◆ SET TASK ◆
All the data must come back unchanged, except that pictures are left out.

◆ SOURCE MATERIAL ◆
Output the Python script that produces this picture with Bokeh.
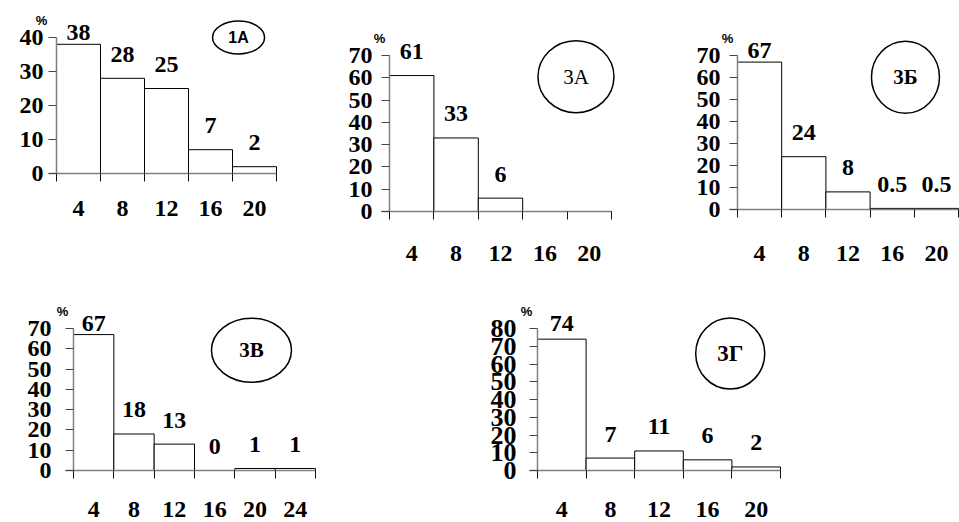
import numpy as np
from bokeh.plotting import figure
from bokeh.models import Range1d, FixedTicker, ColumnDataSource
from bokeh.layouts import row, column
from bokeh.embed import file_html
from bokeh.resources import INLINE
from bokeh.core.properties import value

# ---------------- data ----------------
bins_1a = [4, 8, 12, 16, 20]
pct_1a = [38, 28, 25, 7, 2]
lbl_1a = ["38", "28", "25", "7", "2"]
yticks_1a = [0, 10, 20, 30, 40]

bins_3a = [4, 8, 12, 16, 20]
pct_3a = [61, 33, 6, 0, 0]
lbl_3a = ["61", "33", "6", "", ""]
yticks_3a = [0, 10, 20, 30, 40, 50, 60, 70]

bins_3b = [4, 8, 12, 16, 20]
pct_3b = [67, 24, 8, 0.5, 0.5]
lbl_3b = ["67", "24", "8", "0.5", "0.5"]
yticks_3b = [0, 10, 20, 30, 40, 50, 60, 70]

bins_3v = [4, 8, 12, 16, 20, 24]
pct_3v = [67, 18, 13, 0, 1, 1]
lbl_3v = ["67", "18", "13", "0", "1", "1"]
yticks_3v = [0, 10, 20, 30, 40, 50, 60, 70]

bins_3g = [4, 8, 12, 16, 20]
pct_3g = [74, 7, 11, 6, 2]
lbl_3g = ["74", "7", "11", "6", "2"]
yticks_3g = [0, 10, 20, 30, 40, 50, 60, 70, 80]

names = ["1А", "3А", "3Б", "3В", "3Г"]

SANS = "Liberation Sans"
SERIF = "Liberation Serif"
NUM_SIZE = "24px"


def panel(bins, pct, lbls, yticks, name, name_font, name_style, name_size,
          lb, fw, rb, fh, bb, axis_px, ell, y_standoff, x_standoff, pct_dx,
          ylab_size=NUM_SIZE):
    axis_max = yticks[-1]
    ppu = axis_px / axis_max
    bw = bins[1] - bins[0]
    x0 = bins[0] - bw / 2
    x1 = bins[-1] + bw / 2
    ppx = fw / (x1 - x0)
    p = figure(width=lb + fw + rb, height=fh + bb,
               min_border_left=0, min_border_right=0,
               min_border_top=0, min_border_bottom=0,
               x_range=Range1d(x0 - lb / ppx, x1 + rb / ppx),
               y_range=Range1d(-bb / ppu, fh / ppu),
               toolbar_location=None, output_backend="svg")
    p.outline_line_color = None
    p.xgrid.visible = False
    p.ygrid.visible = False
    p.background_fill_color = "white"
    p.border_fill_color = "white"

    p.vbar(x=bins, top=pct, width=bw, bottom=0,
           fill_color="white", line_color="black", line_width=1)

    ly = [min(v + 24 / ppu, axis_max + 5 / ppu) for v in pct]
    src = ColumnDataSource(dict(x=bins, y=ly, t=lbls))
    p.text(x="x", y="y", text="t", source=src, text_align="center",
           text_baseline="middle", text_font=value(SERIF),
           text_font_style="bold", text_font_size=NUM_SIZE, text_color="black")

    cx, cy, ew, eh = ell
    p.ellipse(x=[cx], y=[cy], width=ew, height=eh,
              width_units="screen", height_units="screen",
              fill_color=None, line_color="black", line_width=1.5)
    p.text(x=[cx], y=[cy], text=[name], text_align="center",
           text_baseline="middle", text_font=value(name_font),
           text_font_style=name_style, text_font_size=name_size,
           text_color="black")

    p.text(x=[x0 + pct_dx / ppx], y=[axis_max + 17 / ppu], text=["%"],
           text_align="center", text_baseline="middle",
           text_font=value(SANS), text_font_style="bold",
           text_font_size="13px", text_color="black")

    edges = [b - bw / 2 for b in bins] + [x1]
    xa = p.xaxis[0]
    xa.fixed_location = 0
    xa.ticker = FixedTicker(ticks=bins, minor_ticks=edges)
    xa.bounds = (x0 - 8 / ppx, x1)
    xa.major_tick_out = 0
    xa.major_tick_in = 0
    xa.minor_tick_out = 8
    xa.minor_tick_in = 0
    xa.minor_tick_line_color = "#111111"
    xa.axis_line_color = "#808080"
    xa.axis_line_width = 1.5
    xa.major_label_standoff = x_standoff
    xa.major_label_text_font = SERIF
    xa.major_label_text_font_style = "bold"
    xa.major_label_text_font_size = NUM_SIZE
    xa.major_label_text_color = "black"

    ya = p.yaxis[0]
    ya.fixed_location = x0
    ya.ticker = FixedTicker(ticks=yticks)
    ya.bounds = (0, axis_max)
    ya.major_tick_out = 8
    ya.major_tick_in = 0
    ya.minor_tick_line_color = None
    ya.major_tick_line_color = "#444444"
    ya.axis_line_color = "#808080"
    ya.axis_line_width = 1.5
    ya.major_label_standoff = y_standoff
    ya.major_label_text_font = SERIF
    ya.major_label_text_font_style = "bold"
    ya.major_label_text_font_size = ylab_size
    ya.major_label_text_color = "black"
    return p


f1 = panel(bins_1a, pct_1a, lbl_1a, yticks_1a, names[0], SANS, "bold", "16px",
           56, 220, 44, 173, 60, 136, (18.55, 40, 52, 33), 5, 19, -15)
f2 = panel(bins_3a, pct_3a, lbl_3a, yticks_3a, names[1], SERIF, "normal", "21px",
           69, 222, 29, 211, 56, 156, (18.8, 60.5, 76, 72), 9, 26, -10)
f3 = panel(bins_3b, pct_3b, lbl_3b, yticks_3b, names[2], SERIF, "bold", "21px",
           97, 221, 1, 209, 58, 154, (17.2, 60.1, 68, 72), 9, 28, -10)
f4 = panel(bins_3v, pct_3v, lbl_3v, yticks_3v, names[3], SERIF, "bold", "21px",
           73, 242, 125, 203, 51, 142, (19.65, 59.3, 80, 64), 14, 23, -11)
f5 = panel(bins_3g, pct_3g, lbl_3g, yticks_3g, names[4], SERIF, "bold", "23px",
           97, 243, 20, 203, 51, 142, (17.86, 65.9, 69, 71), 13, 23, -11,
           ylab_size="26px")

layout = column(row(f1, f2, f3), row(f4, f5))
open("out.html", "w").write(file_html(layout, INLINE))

◆ OUTPUT FOR THIS TASK ◆
Output the Python script that produces this picture with Bokeh.
import numpy as np
from bokeh.plotting import figure
from bokeh.models import Range1d, FixedTicker, ColumnDataSource
from bokeh.layouts import row, column
from bokeh.embed import file_html
from bokeh.resources import INLINE
from bokeh.core.properties import value

# ---------------- data ----------------
bins_1a = [4, 8, 12, 16, 20]
pct_1a = [38, 28, 25, 7, 2]
lbl_1a = ["38", "28", "25", "7", "2"]
yticks_1a = [0, 10, 20, 30, 40]

bins_3a = [4, 8, 12, 16, 20]
pct_3a = [61, 33, 6, 0, 0]
lbl_3a = ["61", "33", "6", "", ""]
yticks_3a = [0, 10, 20, 30, 40, 50, 60, 70]

bins_3b = [4, 8, 12, 16, 20]
pct_3b = [67, 24, 8, 0.5, 0.5]
lbl_3b = ["67", "24", "8", "0.5", "0.5"]
yticks_3b = [0, 10, 20, 30, 40, 50, 60, 70]

bins_3v = [4, 8, 12, 16, 20, 24]
pct_3v = [67, 18, 13, 0, 1, 1]
lbl_3v = ["67", "18", "13", "0", "1", "1"]
yticks_3v = [0, 10, 20, 30, 40, 50, 60, 70]

bins_3g = [4, 8, 12, 16, 20]
pct_3g = [74, 7, 11, 6, 2]
lbl_3g = ["74", "7", "11", "6", "2"]
yticks_3g = [0, 10, 20, 30, 40, 50, 60, 70, 80]

names = ["1А", "3А", "3Б", "3В", "3Г"]

SANS = "Liberation Sans"
SERIF = "Liberation Serif"
NUM_SIZE = "24px"


def panel(bins, pct, lbls, yticks, name, name_font, name_style, name_size,
          lb, fw, rb, fh, bb, axis_px, ell, y_standoff, x_standoff, pct_dx,
          ylab_size=NUM_SIZE):
    axis_max = yticks[-1]
    ppu = axis_px / axis_max
    bw = bins[1] - bins[0]
    x0 = bins[0] - bw / 2
    x1 = bins[-1] + bw / 2
    ppx = fw / (x1 - x0)
    p = figure(width=lb + fw + rb, height=fh + bb,
               min_border_left=0, min_border_right=0,
               min_border_top=0, min_border_bottom=0,
               x_range=Range1d(x0 - lb / ppx, x1 + rb / ppx),
               y_range=Range1d(-bb / ppu, fh / ppu),
               toolbar_location=None, output_backend="svg")
    p.outline_line_color = None
    p.xgrid.visible = False
    p.ygrid.visible = False
    p.background_fill_color = "white"
    p.border_fill_color = "white"

    p.vbar(x=bins, top=pct, width=bw, bottom=0,
           fill_color="white", line_color="black", line_width=1)

    ly = [min(v + 24 / ppu, axis_max + 5 / ppu) for v in pct]
    src = ColumnDataSource(dict(x=bins, y=ly, t=lbls))
    p.text(x="x", y="y", text="t", source=src, text_align="center",
           text_baseline="middle", text_font=value(SERIF),
           text_font_style="bold", text_font_size=NUM_SIZE, text_color="black")

    cx, cy, ew, eh = ell
    p.ellipse(x=[cx], y=[cy], width=ew, height=eh,
              width_units="screen", height_units="screen",
              fill_color=None, line_color="black", line_width=1.5)
    p.text(x=[cx], y=[cy], text=[name], text_align="center",
           text_baseline="middle", text_font=value(name_font),
           text_font_style=name_style, text_font_size=name_size,
           text_color="black")

    p.text(x=[x0 + pct_dx / ppx], y=[axis_max + 17 / ppu], text=["%"],
           text_align="center", text_baseline="middle",
           text_font=value(SANS), text_font_style="bold",
           text_font_size="13px", text_color="black")

    edges = [b - bw / 2 for b in bins] + [x1]
    xa = p.xaxis[0]
    xa.fixed_location = 0
    xa.ticker = FixedTicker(ticks=bins, minor_ticks=edges)
    xa.bounds = (x0 - 8 / ppx, x1)
    xa.major_tick_out = 0
    xa.major_tick_in = 0
    xa.minor_tick_out = 8
    xa.minor_tick_in = 0
    xa.minor_tick_line_color = "#111111"
    xa.axis_line_color = "#808080"
    xa.axis_line_width = 1.5
    xa.major_label_standoff = x_standoff
    xa.major_label_text_font = SERIF
    xa.major_label_text_font_style = "bold"
    xa.major_label_text_font_size = NUM_SIZE
    xa.major_label_text_color = "black"

    ya = p.yaxis[0]
    ya.fixed_location = x0
    ya.ticker = FixedTicker(ticks=yticks)
    ya.bounds = (0, axis_max)
    ya.major_tick_out = 8
    ya.major_tick_in = 0
    ya.minor_tick_line_color = None
    ya.major_tick_line_color = "#444444"
    ya.axis_line_color = "#808080"
    ya.axis_line_width = 1.5
    ya.major_label_standoff = y_standoff
    ya.major_label_text_font = SERIF
    ya.major_label_text_font_style = "bold"
    ya.major_label_text_font_size = ylab_size
    ya.major_label_text_color = "black"
    return p


f1 = panel(bins_1a, pct_1a, lbl_1a, yticks_1a, names[0], SANS, "bold", "16px",
           56, 220, 44, 173, 60, 136, (18.55, 40, 52, 33), 5, 19, -15)
f2 = panel(bins_3a, pct_3a, lbl_3a, yticks_3a, names[1], SERIF, "normal", "21px",
           69, 222, 29, 211, 56, 156, (18.8, 60.5, 76, 72), 9, 26, -10)
f3 = panel(bins_3b, pct_3b, lbl_3b, yticks_3b, names[2], SERIF, "bold", "21px",
           97, 221, 1, 209, 58, 154, (17.2, 60.1, 68, 72), 9, 28, -10)
f4 = panel(bins_3v, pct_3v, lbl_3v, yticks_3v, names[3], SERIF, "bold", "21px",
           73, 242, 125, 203, 51, 142, (19.65, 59.3, 80, 64), 14, 23, -11)
f5 = panel(bins_3g, pct_3g, lbl_3g, yticks_3g, names[4], SERIF, "bold", "23px",
           97, 243, 20, 203, 51, 142, (17.86, 65.9, 69, 71), 13, 23, -11,
           ylab_size="26px")

layout = column(row(f1, f2, f3), row(f4, f5))
open("out.html", "w").write(file_html(layout, INLINE))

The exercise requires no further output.